3.3 Safe Harbour. Subsection 1.3(1) of the Instrument provides, in part, that a person or company is an affiliated entity of another entity if the person or company controls the other entity. Subsection 1.3(4), however, provides that an individual will not be considered to control an issuer if the individual:

(a) owns, directly or indirectly, ten per cent or less of any class of voting equity securities of the issuer; and

(b) is not an executive officer of the issuer.

Subsection 1.3(4) is intended only to identify those individuals who are not considered to control an issuer. The provision is not intended to suggest that an individual who owns more than ten percent of an issuer's voting equity securities automatically controls an issuer. Instead, an individual who owns more than ten percent of an issuer's voting equity securities should examine all relevant facts and circumstances to determine if he or she controls the issuer and is therefore an affiliated entity within the meaning of subsection 1.3(1).

3.4 Remuneration of Chair of Board, Etc. Subsection 1.4(6) of the Instrument provides that, for the purpose of the prescribed relationship described in clause 1.4(3)(f), direct compensation does not include remuneration for acting as a member of the board of directors or of any board committee of the issuer. In our view, remuneration for acting as a member of the board also includes remuneration for acting as the chair of the board or of any committee of the board."

1.3. Disclosure of Relevant Education and Experience. Paragraph 4.2 of 52-110CP is deleted and replaced by the following:

"4.2 Disclosure of Relevant Education and Experience.

(1) Item 3 of Forms 52-110F1 and 52-110F2 require an issuer to disclose any education or experience of an audit committee member that would provide the member with, among other things, an understanding of the accounting principles used by the issuer to prepare its financial statements. The level of understanding that is requisite is influenced by the complexity of the business being carried on. For example, if the issuer is a complex financial institution, a greater degree of education and experience is necessary than would be the case for an audit committee member of an issuer with a more simple business.

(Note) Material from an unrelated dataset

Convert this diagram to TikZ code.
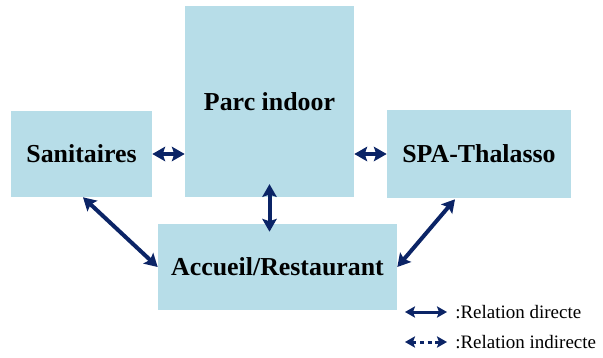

(2) Item 3 of Forms 52-110F1 and 52-110F2 also require an issuer to disclose any experience that the member has, among other things, actively supervising persons engaged in preparing, auditing, analyzing or evaluating certain types of financial statements. The phrase active supervision means more than the mere existence of a traditional hierarchical reporting relationship between supervisor and those being supervised. An individual engaged in active supervision participates in, and contributes to, the process of addressing (albeit at a supervisory level) the same general types of issues regarding preparation, auditing, analysis or evaluation of financial statements as those addressed by the individual or individuals being supervised. The supervisor should also have experience that has contributed to the general expertise necessary to prepare, audit, analyze or evaluate financial statements that is at least comparable to the general expertise of those being supervised. An executive officer should not be presumed to qualify. An executive officer with considerable operations involvement, but little financial or accounting involvement, likely would not be exercising the necessary active supervision. Active participation in, and contribution to, the process, albeit at a supervisory level, of addressing financial and accounting issues that demonstrate a general expertise in the area would be necessary."